# Directions for this task
Extract the whole listing as it stands. Do not include the pictures.

# Given material
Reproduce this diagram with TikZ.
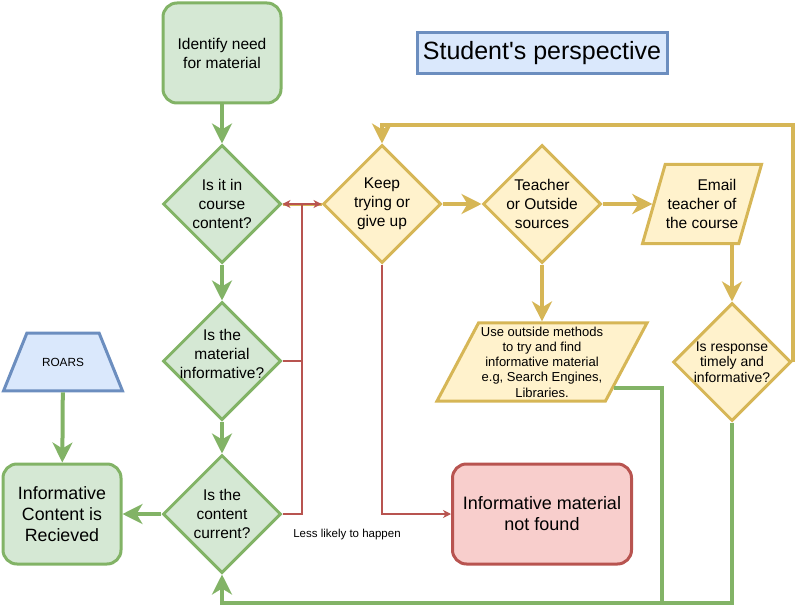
\documentclass[tikz,border=0pt]{standalone}
\usepackage{fontspec}
\setmainfont{Liberation Sans}
\usepackage{xcolor}
\usepackage{tikz}
\usetikzlibrary{shapes.geometric}
\usetikzlibrary{arrows.meta}

\definecolor{gFill}{HTML}{D5E8D4}
\definecolor{gStroke}{HTML}{82B366}
\definecolor{yFill}{HTML}{FFF2CC}
\definecolor{yStroke}{HTML}{D6B656}
\definecolor{rFill}{HTML}{F8CECC}
\definecolor{rStroke}{HTML}{B85450}
\definecolor{bFill}{HTML}{DAE8FC}
\definecolor{bStroke}{HTML}{6C8EBF}

\tikzset{
  termG/.style={draw=gStroke, fill=gFill, line width=3pt, rounded corners=14pt,
    minimum width=118pt, minimum height=100pt, align=center, inner sep=0pt},
  decG/.style={diamond, draw=gStroke, fill=gFill, line width=3pt,
    minimum width=118pt, minimum height=118pt, inner sep=-12pt, align=center},
  decY/.style={decG, draw=yStroke, fill=yFill},
  ioY/.style={trapezium, trapezium stretches body=true, draw=yStroke, fill=yFill,
    line width=3pt, align=center, inner xsep=0pt},
  gline/.style={draw=gStroke, line width=4pt},
  garrow/.style={gline, -{Stealth[length=20pt,width=20pt,inset=6pt]}},
  yline/.style={draw=yStroke, line width=4pt},
  yarrow/.style={yline, -{Stealth[length=20pt,width=20pt,inset=6pt]}},
  rline/.style={draw=rStroke, line width=1.3pt},
  rarrow/.style={rline, -{Stealth[length=8pt,width=8pt,inset=2.5pt]}},
}

\begin{document}
\begin{tikzpicture}[x=1pt,y=-1pt,font=\fontsize{15.5}{19}\selectfont]
      \useasboundingbox (0,0) rectangle (803,615);

      % left column
      \node[termG] (ident) at (222,53){Identify need\\for material};
      \node[decG] (d1) at (222,204){Is it in\\course\\content?};
      \node[decG, label={[align=center, yshift=7pt]center:Is the\\material\\informative?}] (d2) at (222,361){};
      \node[decG] (d3) at (222,514){Is the\\content\\current?};
      \node[termG, font=\fontsize{17.8}{21}\selectfont] (recv) at (62,514){Informative\\Content is\\Recieved};
      \node[trapezium, trapezium stretches body=true, trapezium left angle=68, trapezium right angle=68,
        draw=bStroke, fill=bFill, line width=3pt, minimum width=119pt, text height=8.5pt, text depth=0pt,
        inner xsep=0pt, inner ysep=24.7pt, font=\fontsize{11.8}{14}\selectfont] (roars) at (63,362){ROARS};

      % right part
      \node[draw=bStroke, fill=bFill, line width=3pt, minimum width=250pt, minimum height=41pt,
        inner sep=0pt, font=\fontsize{25}{30}\selectfont] (title) at (542,53){Student\textquotesingle s perspective};
      \node[decY] (keep) at (382,204){Keep\\trying or\\give up};
      \node[decY] (teacher) at (542,204){Teacher\\or Outside\\sources};
      \node[ioY, trapezium left angle=74, trapezium right angle=106, minimum width=119pt,
        inner ysep=14.9pt] (email) at (702,204)
        {\hspace*{30pt}Email\\teacher of\\the course};
      \node[ioY, trapezium left angle=62, trapezium right angle=118, minimum width=210pt,
        inner ysep=3.7pt, font=\fontsize{13}{15.3}\selectfont] (outside) at (542,362)
        {Use outside methods\\to try and find\\informative material\\e.g, Search Engines,\\Libraries.};
      \node[decY, font=\fontsize{14}{15.5}\selectfont] (resp) at (732,362){Is response\\timely and\\informative?};
      \node[draw=rStroke, fill=rFill, line width=3pt, rounded corners=14pt, minimum width=179pt,
        minimum height=100pt, align=center, inner sep=0pt, font=\fontsize{18}{21}\selectfont] (nf) at (542,514)
        {Informative material\\not found};
      \node[font=\fontsize{11.5}{13}\selectfont] (less) at (347,535){Less likely to happen};

      \coordinate (rJoin) at (302,204);
      \coordinate (loopTop) at (792,125);
      \coordinate (gR) at (662,603);

      % green flow
      \draw[garrow] (ident) -- (d1);
      \draw[garrow] (d1) -- (d2);
      \draw[garrow] (d2) -- (d3);
      \draw[garrow] (d3) -- (recv);
      \draw[garrow] (roars) -- (recv);
      \draw[gline] (resp.south) |- (gR);
      \draw[garrow] (outside.-20) -| (gR) -| (d3.south);

      % yellow flow
      \draw[draw=yStroke, line width=3pt] (d1.east) -- (keep.west);
      \draw[yarrow] (keep) -- (teacher);
      \draw[yarrow] (teacher) -- (email);
      \draw[yarrow] (teacher.south) -- (teacher.south |- outside.north);
      \draw[yarrow] (resp.north |- email.south) -- (resp.north);
      \draw[yarrow] (resp.east) -- (resp.east |- loopTop) -| (keep.north);

      % red
      \draw[rarrow] (rJoin) -- (keep.west);
      \draw[rarrow] (rJoin) -- (d1.east);
      \draw[rline] (d2.east) -| (rJoin);
      \draw[rline] (d3.east) -| (rJoin);
      \draw[rarrow] (keep.south) |- (nf.west);
    \end{tikzpicture}
\end{document}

# Finished task
Reproduce this diagram with TikZ.
\documentclass[tikz,border=0pt]{standalone}
\usepackage{fontspec}
\setmainfont{Liberation Sans}
\usepackage{xcolor}
\usepackage{tikz}
\usetikzlibrary{shapes.geometric}
\usetikzlibrary{arrows.meta}

\definecolor{gFill}{HTML}{D5E8D4}
\definecolor{gStroke}{HTML}{82B366}
\definecolor{yFill}{HTML}{FFF2CC}
\definecolor{yStroke}{HTML}{D6B656}
\definecolor{rFill}{HTML}{F8CECC}
\definecolor{rStroke}{HTML}{B85450}
\definecolor{bFill}{HTML}{DAE8FC}
\definecolor{bStroke}{HTML}{6C8EBF}

\tikzset{
  termG/.style={draw=gStroke, fill=gFill, line width=3pt, rounded corners=14pt,
    minimum width=118pt, minimum height=100pt, align=center, inner sep=0pt},
  decG/.style={diamond, draw=gStroke, fill=gFill, line width=3pt,
    minimum width=118pt, minimum height=118pt, inner sep=-12pt, align=center},
  decY/.style={decG, draw=yStroke, fill=yFill},
  ioY/.style={trapezium, trapezium stretches body=true, draw=yStroke, fill=yFill,
    line width=3pt, align=center, inner xsep=0pt},
  gline/.style={draw=gStroke, line width=4pt},
  garrow/.style={gline, -{Stealth[length=20pt,width=20pt,inset=6pt]}},
  yline/.style={draw=yStroke, line width=4pt},
  yarrow/.style={yline, -{Stealth[length=20pt,width=20pt,inset=6pt]}},
  rline/.style={draw=rStroke, line width=1.3pt},
  rarrow/.style={rline, -{Stealth[length=8pt,width=8pt,inset=2.5pt]}},
}

\begin{document}
\begin{tikzpicture}[x=1pt,y=-1pt,font=\fontsize{15.5}{19}\selectfont]
      \useasboundingbox (0,0) rectangle (803,615);

      % left column
      \node[termG] (ident) at (222,53){Identify need\\for material};
      \node[decG] (d1) at (222,204){Is it in\\course\\content?};
      \node[decG, label={[align=center, yshift=7pt]center:Is the\\material\\informative?}] (d2) at (222,361){};
      \node[decG] (d3) at (222,514){Is the\\content\\current?};
      \node[termG, font=\fontsize{17.8}{21}\selectfont] (recv) at (62,514){Informative\\Content is\\Recieved};
      \node[trapezium, trapezium stretches body=true, trapezium left angle=68, trapezium right angle=68,
        draw=bStroke, fill=bFill, line width=3pt, minimum width=119pt, text height=8.5pt, text depth=0pt,
        inner xsep=0pt, inner ysep=24.7pt, font=\fontsize{11.8}{14}\selectfont] (roars) at (63,362){ROARS};

      % right part
      \node[draw=bStroke, fill=bFill, line width=3pt, minimum width=250pt, minimum height=41pt,
        inner sep=0pt, font=\fontsize{25}{30}\selectfont] (title) at (542,53){Student\textquotesingle s perspective};
      \node[decY] (keep) at (382,204){Keep\\trying or\\give up};
      \node[decY] (teacher) at (542,204){Teacher\\or Outside\\sources};
      \node[ioY, trapezium left angle=74, trapezium right angle=106, minimum width=119pt,
        inner ysep=14.9pt] (email) at (702,204)
        {\hspace*{30pt}Email\\teacher of\\the course};
      \node[ioY, trapezium left angle=62, trapezium right angle=118, minimum width=210pt,
        inner ysep=3.7pt, font=\fontsize{13}{15.3}\selectfont] (outside) at (542,362)
        {Use outside methods\\to try and find\\informative material\\e.g, Search Engines,\\Libraries.};
      \node[decY, font=\fontsize{14}{15.5}\selectfont] (resp) at (732,362){Is response\\timely and\\informative?};
      \node[draw=rStroke, fill=rFill, line width=3pt, rounded corners=14pt, minimum width=179pt,
        minimum height=100pt, align=center, inner sep=0pt, font=\fontsize{18}{21}\selectfont] (nf) at (542,514)
        {Informative material\\not found};
      \node[font=\fontsize{11.5}{13}\selectfont] (less) at (347,535){Less likely to happen};

      \coordinate (rJoin) at (302,204);
      \coordinate (loopTop) at (792,125);
      \coordinate (gR) at (662,603);

      % green flow
      \draw[garrow] (ident) -- (d1);
      \draw[garrow] (d1) -- (d2);
      \draw[garrow] (d2) -- (d3);
      \draw[garrow] (d3) -- (recv);
      \draw[garrow] (roars) -- (recv);
      \draw[gline] (resp.south) |- (gR);
      \draw[garrow] (outside.-20) -| (gR) -| (d3.south);

      % yellow flow
      \draw[draw=yStroke, line width=3pt] (d1.east) -- (keep.west);
      \draw[yarrow] (keep) -- (teacher);
      \draw[yarrow] (teacher) -- (email);
      \draw[yarrow] (teacher.south) -- (teacher.south |- outside.north);
      \draw[yarrow] (resp.north |- email.south) -- (resp.north);
      \draw[yarrow] (resp.east) -- (resp.east |- loopTop) -| (keep.north);

      % red
      \draw[rarrow] (rJoin) -- (keep.west);
      \draw[rarrow] (rJoin) -- (d1.east);
      \draw[rline] (d2.east) -| (rJoin);
      \draw[rline] (d3.east) -| (rJoin);
      \draw[rarrow] (keep.south) |- (nf.west);
    \end{tikzpicture}
\end{document}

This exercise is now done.